## Written exercise
Quote all of the data that follows exactly as written, skipping the images.

## Recorded information
******************************

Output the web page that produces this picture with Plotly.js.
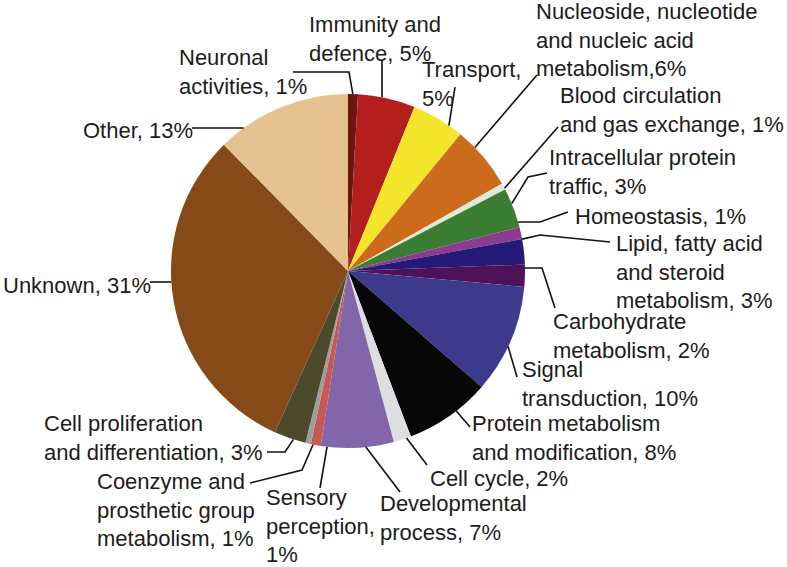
<!DOCTYPE html>
<html>
<head>
<meta charset="utf-8">
<script src="https://cdn.plot.ly/plotly-3.0.1.min.js"></script>
<style>
  html, body { margin: 0; padding: 0; background: #fff; }
  #chart { width: 787px; height: 567px; }
</style>
</head>
<body>
<div id="chart"></div>
<script>
// categories, clockwise from 12 o'clock
const categories = [
  'Neuronal activities', 'Immunity and defence', 'Transport',
  'Nucleoside, nucleotide and nucleic acid metabolism', 'Blood circulation and gas exchange',
  'Intracellular protein traffic', 'Homeostasis', 'Lipid, fatty acid and steroid metabolism',
  'Carbohydrate metabolism', 'Signal transduction', 'Protein metabolism and modification',
  'Cell cycle', 'Developmental process', 'Sensory perception',
  'Coenzyme and prosthetic group metabolism', 'Cell proliferation and differentiation',
  'Unknown', 'Other'
];
// share of the pie
const shares = [0.9, 5.2, 4.8, 5.8, 0.6, 3.6, 1.1, 2.3, 2.0, 9.9, 7.8, 1.6, 6.6, 0.9, 0.5, 2.9, 30.7, 12.3];
// printed percentages
const pcts = [1, 5, 5, 6, 1, 3, 1, 3, 2, 10, 8, 2, 7, 1, 1, 3, 31, 13];
const colors = [
  '#6b1515', '#b41f1e', '#f2e52a', '#cd6b1d', '#dfe9d8', '#3b7d32', '#8b3c8e', '#261a78',
  '#4d1257', '#3d3a8e', '#070707', '#dedee2', '#8366a9', '#c65a52', '#9e9e9e', '#4b4a2b',
  '#864a19', '#e5c28f'
];
// label wording as printed (wrapped)
const labelText = [
  'Neuronal<br>activities, 1%', 'Immunity and<br>defence, 5%', 'Transport,<br>5%',
  'Nucleoside, nucleotide<br>and nucleic acid<br>metabolism,6%', 'Blood circulation<br>and gas exchange, 1%',
  'Intracellular protein<br>traffic, 3%', 'Homeostasis, 1%', 'Lipid, fatty acid<br>and steroid<br>metabolism, 3%',
  'Carbohydrate<br>metabolism, 2%', 'Signal<br>transduction, 10%', 'Protein metabolism<br>and modification, 8%',
  'Cell cycle, 2%', 'Developmental<br>process, 7%', 'Sensory<br>perception,<br>1%',
  'Coenzyme and<br>prosthetic group<br>metabolism, 1%', 'Cell proliferation<br>and differentiation, 3%',
  'Unknown, 31%', 'Other, 13%'
];

// page geometry (pixels)
const W = 787, H = 567;
const cx = 348, cy = 271, R = 177;

// label placement: left x, vertical centre of the text block
const labelPos = [
  [178, 72], [308, 39], [421, 84], [535, 40], [559, 110], [548, 172], [574, 216], [615, 272],
  [552, 336], [521, 384], [471, 438], [429, 478], [379, 518], [265, 526], [96, 510], [43, 438],
  [2, 285], [82, 130]
];
// leader lines, label side first; the last segment is snapped onto the pie edge
const leaders = [
  [[293, 72], [349, 72], [353, 95]],
  [[382, 60], [382, 98]],
  [[455, 87], [449, 125]],
  [[537, 75], [477, 145]],
  [[558, 127], [510, 182]],
  [[547, 173], [528, 177], [517, 195]],
  [[568, 212], [540, 222], [522, 222]],
  [[610, 242], [540, 235], [527, 238]],
  [[555, 308], [542, 268], [534, 268]],
  [[517, 377], [510, 353]],
  [[470, 427], [458, 413]],
  [[427, 465], [408, 440]],
  [[400, 492], [365, 446]],
  [[320, 488], [327, 447]],
  [[250, 483], [302, 470], [312, 447]],
  [[267, 452], [285, 452], [293, 440]],
  [[150, 282], [167, 282]],
  [[192, 128], [242, 128]]
];

// extend/trim the last segment so it ends on the circle
function snapToEdge(a, b) {
  let dx = b[0] - a[0], dy = b[1] - a[1];
  const len = Math.hypot(dx, dy);
  dx /= len; dy /= len;
  const fx = a[0] - cx, fy = a[1] - cy;
  const B = fx * dx + fy * dy;
  const Cc = fx * fx + fy * fy - R * R;
  const disc = B * B - Cc;
  if (disc < 0) return b;
  const t = -B - Math.sqrt(disc);
  if (t <= 0) return b;
  return [a[0] + t * dx, a[1] + t * dy];
}

const px = x => x / W;
const py = y => 1 - y / H;

const shapes = leaders.map(pts => {
  const p = pts.slice();
  p[p.length - 1] = snapToEdge(p[p.length - 2], p[p.length - 1]);
  const path = p.map((q, i) => (i ? 'L' : 'M') + px(q[0]).toFixed(5) + ',' + py(q[1]).toFixed(5)).join(' ');
  return { type: 'path', xref: 'paper', yref: 'paper', path: path, line: { color: '#111', width: 1.6 } };
});

const annotations = labelText.map((t, i) => ({
  xref: 'paper', yref: 'paper',
  x: px(labelPos[i][0]), y: py(labelPos[i][1]),
  xanchor: 'left', yanchor: 'middle', align: 'left',
  text: t, showarrow: false, borderpad: 0,
  font: { family: 'Liberation Sans, Arial, sans-serif', size: 22, color: '#1c1c1c' }
}));

const trace = {
  type: 'pie',
  labels: categories,
  values: shares,
  customdata: pcts,
  sort: false,
  direction: 'clockwise',
  rotation: 0,
  textinfo: 'none',
  hovertemplate: '%{label}, %{customdata}%<extra></extra>',
  marker: { colors: colors, line: { width: 0 } },
  domain: { x: [(cx - R) / W, (cx + R) / W], y: [(H - cy - R) / H, (H - cy + R) / H] }
};

const layout = {
  width: W, height: H,
  margin: { l: 0, r: 0, t: 0, b: 0 },
  paper_bgcolor: '#fff',
  showlegend: false,
  shapes: shapes,
  annotations: annotations
};

Plotly.newPlot('chart', [trace], layout, { displayModeBar: false, staticPlot: true });
</script>
</body>
</html>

******************************

## Output for this exercise
Output the web page that produces this picture with Plotly.js.
<!DOCTYPE html>
<html>
<head>
<meta charset="utf-8">
<script src="https://cdn.plot.ly/plotly-3.0.1.min.js"></script>
<style>
  html, body { margin: 0; padding: 0; background: #fff; }
  #chart { width: 787px; height: 567px; }
</style>
</head>
<body>
<div id="chart"></div>
<script>
// categories, clockwise from 12 o'clock
const categories = [
  'Neuronal activities', 'Immunity and defence', 'Transport',
  'Nucleoside, nucleotide and nucleic acid metabolism', 'Blood circulation and gas exchange',
  'Intracellular protein traffic', 'Homeostasis', 'Lipid, fatty acid and steroid metabolism',
  'Carbohydrate metabolism', 'Signal transduction', 'Protein metabolism and modification',
  'Cell cycle', 'Developmental process', 'Sensory perception',
  'Coenzyme and prosthetic group metabolism', 'Cell proliferation and differentiation',
  'Unknown', 'Other'
];
// share of the pie
const shares = [0.9, 5.2, 4.8, 5.8, 0.6, 3.6, 1.1, 2.3, 2.0, 9.9, 7.8, 1.6, 6.6, 0.9, 0.5, 2.9, 30.7, 12.3];
// printed percentages
const pcts = [1, 5, 5, 6, 1, 3, 1, 3, 2, 10, 8, 2, 7, 1, 1, 3, 31, 13];
const colors = [
  '#6b1515', '#b41f1e', '#f2e52a', '#cd6b1d', '#dfe9d8', '#3b7d32', '#8b3c8e', '#261a78',
  '#4d1257', '#3d3a8e', '#070707', '#dedee2', '#8366a9', '#c65a52', '#9e9e9e', '#4b4a2b',
  '#864a19', '#e5c28f'
];
// label wording as printed (wrapped)
const labelText = [
  'Neuronal<br>activities, 1%', 'Immunity and<br>defence, 5%', 'Transport,<br>5%',
  'Nucleoside, nucleotide<br>and nucleic acid<br>metabolism,6%', 'Blood circulation<br>and gas exchange, 1%',
  'Intracellular protein<br>traffic, 3%', 'Homeostasis, 1%', 'Lipid, fatty acid<br>and steroid<br>metabolism, 3%',
  'Carbohydrate<br>metabolism, 2%', 'Signal<br>transduction, 10%', 'Protein metabolism<br>and modification, 8%',
  'Cell cycle, 2%', 'Developmental<br>process, 7%', 'Sensory<br>perception,<br>1%',
  'Coenzyme and<br>prosthetic group<br>metabolism, 1%', 'Cell proliferation<br>and differentiation, 3%',
  'Unknown, 31%', 'Other, 13%'
];

// page geometry (pixels)
const W = 787, H = 567;
const cx = 348, cy = 271, R = 177;

// label placement: left x, vertical centre of the text block
const labelPos = [
  [178, 72], [308, 39], [421, 84], [535, 40], [559, 110], [548, 172], [574, 216], [615, 272],
  [552, 336], [521, 384], [471, 438], [429, 478], [379, 518], [265, 526], [96, 510], [43, 438],
  [2, 285], [82, 130]
];
// leader lines, label side first; the last segment is snapped onto the pie edge
const leaders = [
  [[293, 72], [349, 72], [353, 95]],
  [[382, 60], [382, 98]],
  [[455, 87], [449, 125]],
  [[537, 75], [477, 145]],
  [[558, 127], [510, 182]],
  [[547, 173], [528, 177], [517, 195]],
  [[568, 212], [540, 222], [522, 222]],
  [[610, 242], [540, 235], [527, 238]],
  [[555, 308], [542, 268], [534, 268]],
  [[517, 377], [510, 353]],
  [[470, 427], [458, 413]],
  [[427, 465], [408, 440]],
  [[400, 492], [365, 446]],
  [[320, 488], [327, 447]],
  [[250, 483], [302, 470], [312, 447]],
  [[267, 452], [285, 452], [293, 440]],
  [[150, 282], [167, 282]],
  [[192, 128], [242, 128]]
];

// extend/trim the last segment so it ends on the circle
function snapToEdge(a, b) {
  let dx = b[0] - a[0], dy = b[1] - a[1];
  const len = Math.hypot(dx, dy);
  dx /= len; dy /= len;
  const fx = a[0] - cx, fy = a[1] - cy;
  const B = fx * dx + fy * dy;
  const Cc = fx * fx + fy * fy - R * R;
  const disc = B * B - Cc;
  if (disc < 0) return b;
  const t = -B - Math.sqrt(disc);
  if (t <= 0) return b;
  return [a[0] + t * dx, a[1] + t * dy];
}

const px = x => x / W;
const py = y => 1 - y / H;

const shapes = leaders.map(pts => {
  const p = pts.slice();
  p[p.length - 1] = snapToEdge(p[p.length - 2], p[p.length - 1]);
  const path = p.map((q, i) => (i ? 'L' : 'M') + px(q[0]).toFixed(5) + ',' + py(q[1]).toFixed(5)).join(' ');
  return { type: 'path', xref: 'paper', yref: 'paper', path: path, line: { color: '#111', width: 1.6 } };
});

const annotations = labelText.map((t, i) => ({
  xref: 'paper', yref: 'paper',
  x: px(labelPos[i][0]), y: py(labelPos[i][1]),
  xanchor: 'left', yanchor: 'middle', align: 'left',
  text: t, showarrow: false, borderpad: 0,
  font: { family: 'Liberation Sans, Arial, sans-serif', size: 22, color: '#1c1c1c' }
}));

const trace = {
  type: 'pie',
  labels: categories,
  values: shares,
  customdata: pcts,
  sort: false,
  direction: 'clockwise',
  rotation: 0,
  textinfo: 'none',
  hovertemplate: '%{label}, %{customdata}%<extra></extra>',
  marker: { colors: colors, line: { width: 0 } },
  domain: { x: [(cx - R) / W, (cx + R) / W], y: [(H - cy - R) / H, (H - cy + R) / H] }
};

const layout = {
  width: W, height: H,
  margin: { l: 0, r: 0, t: 0, b: 0 },
  paper_bgcolor: '#fff',
  showlegend: false,
  shapes: shapes,
  annotations: annotations
};

Plotly.newPlot('chart', [trace], layout, { displayModeBar: false, staticPlot: true });
</script>
</body>
</html>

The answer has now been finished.